__EXERCISE TASK__:
Everything from the first line of the data below through the line that contains "import * as" should be written out exactly, please, and nothing more; the pictures stay out.

* START PROVIDED MATERIAL *

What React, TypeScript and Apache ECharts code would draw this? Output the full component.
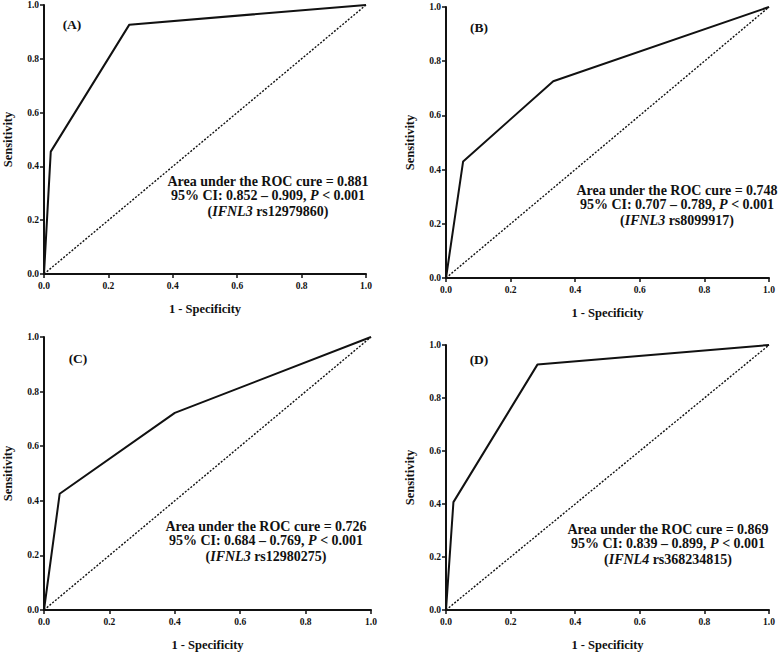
import React, { useEffect, useRef } from "react";
import * as echarts from "echarts";

const xTicks = [0, 0.2, 0.4, 0.6, 0.8, 1.0];
const panelLabels = ["(A)", "(B)", "(C)", "(D)"];
const rocA = [[0, 0], [0.021, 0.455], [0.265, 0.927], [1, 1]];
const rocB = [[0, 0], [0.053, 0.43], [0.332, 0.726], [1, 1]];
const rocC = [[0, 0], [0.048, 0.426], [0.4, 0.722], [1, 1]];
const rocD = [[0, 0], [0.023, 0.407], [0.283, 0.926], [1, 1]];
const diagonal = [[0, 0], [1, 1]];
const aucLines = [
  "Area under the ROC cure = 0.881",
  "Area under the ROC cure = 0.748",
  "Area under the ROC cure = 0.726",
  "Area under the ROC cure = 0.869",
];
const ciLines = [
  ["95% CI: 0.852 – 0.909, ", "P", " < 0.001"],
  ["95% CI: 0.707 – 0.789, ", "P", " < 0.001"],
  ["95% CI: 0.684 – 0.769, ", "P", " < 0.001"],
  ["95% CI: 0.839 – 0.899, ", "P", " < 0.001"],
];
const geneLines = [
  ["IFNL3", " rs12979860"],
  ["IFNL3", " rs8099917"],
  ["IFNL3", " rs12980275"],
  ["IFNL4", " rs368234815"],
];
const xName = "1 - Specificity";
const yName = "Sensitivity";

const FONT = "'Liberation Serif', 'DejaVu Serif', serif";

const grids = [
  { left: 43, top: 3, width: 323, height: 271 },
  { left: 446, top: 7, width: 323, height: 271 },
  { left: 44, top: 337, width: 327, height: 274 },
  { left: 446, top: 345, width: 323, height: 270 },
];
const labelPos = [
  [72, 24],
  [479, 27],
  [78, 358],
  [479, 359],
];
const annPos = [
  [268, 181],
  [677, 190],
  [266, 526],
  [668, 529],
];

export default function App() {
  const ref = useRef<HTMLDivElement>(null);
  useEffect(() => {
    if (!ref.current) return;
    const chart = echarts.init(ref.current, null, { renderer: "svg" });
    const rocs = [rocA, rocB, rocC, rocD];
    const xAxis: any[] = [];
    const yAxis: any[] = [];
    const series: any[] = [];
    const graphic: any[] = [];
    const axisCommon = {
      type: "value",
      min: 0,
      max: 1,
      interval: 0.2,
      splitLine: { show: false },
      axisLine: { show: true, onZero: false, lineStyle: { color: "#111", width: 2 } },
      axisTick: { show: true, inside: false, length: 4, lineStyle: { color: "#111", width: 1.5 } },
      axisLabel: {
        color: "#111",
        fontFamily: FONT,
        fontWeight: "bold",
        fontSize: 9.5,
        formatter: (v: number) => v.toFixed(1),
      },
      nameLocation: "middle",
      nameTextStyle: { color: "#111", fontFamily: FONT, fontWeight: "bold", fontSize: 12.5 },
    };
    grids.forEach((g, i) => {
      xAxis.push({
        ...axisCommon,
        gridIndex: i,
        name: xName,
        nameGap: 28,
        axisLabel: { ...axisCommon.axisLabel, margin: 7, customValues: xTicks },
      });
      yAxis.push({
        ...axisCommon,
        gridIndex: i,
        name: yName,
        nameGap: 30,
        axisLabel: { ...axisCommon.axisLabel, margin: 5 },
      });
      series.push({
        type: "line",
        xAxisIndex: i,
        yAxisIndex: i,
        data: diagonal,
        showSymbol: false,
        lineStyle: { color: "#111", width: 1.4, type: [2, 1.6] },
        z: 2,
      });
      series.push({
        type: "line",
        xAxisIndex: i,
        yAxisIndex: i,
        data: rocs[i],
        showSymbol: false,
        lineStyle: { color: "#111", width: 2 },
        z: 3,
      });
      graphic.push({
        type: "text",
        x: labelPos[i][0],
        y: labelPos[i][1],
        style: {
          text: panelLabels[i],
          fontFamily: FONT,
          fontWeight: "bold",
          fontSize: 13.5,
          fill: "#111",
          align: "center",
          verticalAlign: "middle",
        },
      });
      const [ax, ay] = annPos[i];
      const fs = 14;
      const base = { fontFamily: FONT, fontWeight: "bold", fontSize: fs, fill: "#111", align: "center", verticalAlign: "middle" };
      const rich = {
        n: { fontFamily: FONT, fontWeight: "bold", fontSize: fs, color: "#111" },
        i: { fontFamily: FONT, fontWeight: "bold", fontStyle: "italic", fontSize: fs, color: "#111" },
      };
      graphic.push({ type: "text", x: ax, y: ay, style: { ...base, text: aucLines[i] } });
      graphic.push({
        type: "text",
        x: ax,
        y: ay + 14,
        style: {
          ...base,
          text: `{n|${ciLines[i][0]}}{i|${ciLines[i][1]}}{n|${ciLines[i][2]}}`,
          rich,
        },
      });
      graphic.push({
        type: "text",
        x: ax,
        y: ay + 30,
        style: {
          ...base,
          text: `{n|(}{i|${geneLines[i][0]}}{n|${geneLines[i][1]})}`,
          rich,
        },
      });
    });
    chart.setOption({
      animation: false,
      backgroundColor: "#fff",
      grid: grids.map((g) => ({ ...g, containLabel: false })),
      xAxis,
      yAxis,
      series,
      graphic,
    });
    return () => chart.dispose();
  }, []);
  return (
    <div
      ref={ref}
      style={{ position: "absolute", left: 0, top: 0, width: 784, height: 652 }}
    />
  );
}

* END PROVIDED MATERIAL *

__WRITTEN REPLY__:
What React, TypeScript and Apache ECharts code would draw this? Output the full component.
import React, { useEffect, useRef } from "react";
import * as echarts from "echarts";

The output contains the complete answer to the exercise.